Najważniejsze Nitras powiedział na końcu: „jeżeli nie, to znowu podniesiecie głowę, jeżeli się cokolwiek zmieni”. Jeżeli was nie zniszczymy, nie zamkniemy w getcie, nie „opiłujemy”, spór światopoglądowo-polityczny będzie trwał. Trzeba więc tak przeorać i przebudować Polskę, by strona prawicowa, chrześcijańska, już nigdy nie mogła nawet myśleć o realnym wpływie na państwo. Na scenie publicznej partie jedynie słuszne mają mieć pełen monopol, i to już na zawsze.
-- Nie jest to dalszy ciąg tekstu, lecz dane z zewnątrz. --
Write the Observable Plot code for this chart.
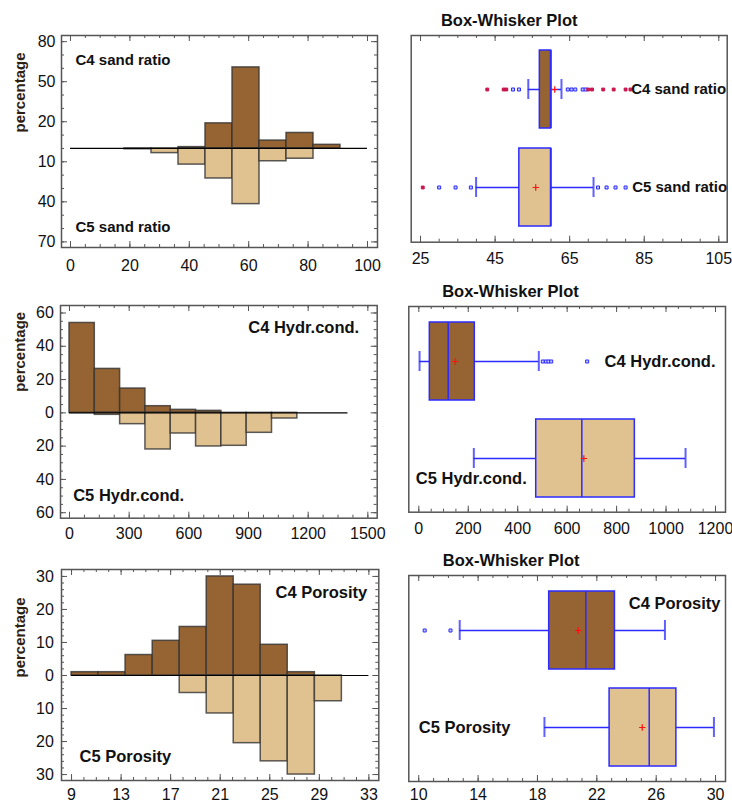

To jest istota sprawy: agresja przeciwko Kościołowi i katolikom to w istocie reakcja na porażkę z roku 2015. To diagnoza, że Platforma przegrała, bo istniały wartości konkurencyjne. Uznała, że tak dalej być nie może, i dlatego chce jedną ze stron sporu światopoglądowego politycznie eksterminować.
Nie wiem, czy Sławomir Nitras pamięta przemówienie Janusza Śniadka, wygłoszone 18 kwietnia 2010 roku w czasie pogrzebu śp. Lecha Kaczyńskiego na Wawelu. Ówczesny szef „Solidarności” powiedział wówczas tak:
Przykład Twojego życia i dramatyczna śmierć na nowo rozpaliły w sercach Polaków ducha Solidarności. W czasie tych swoistych rekolekcji uświadamiamy sobie: że rezygnując z wartości tracimy poczucie wspólnoty, tracimy Polskę! Nie ma wolności bez wartości.
Wyśmiewani za niemodny patriotyzm, wierni Bogu i Ojczyźnie podnieśliśmy głowy. Zróbmy wszystko, aby rozpalony w sercach i umysłach płomień nie wygasł.
Na razie nie wygasł, choć czasem przygasa. Oby nie wygasł nigdy.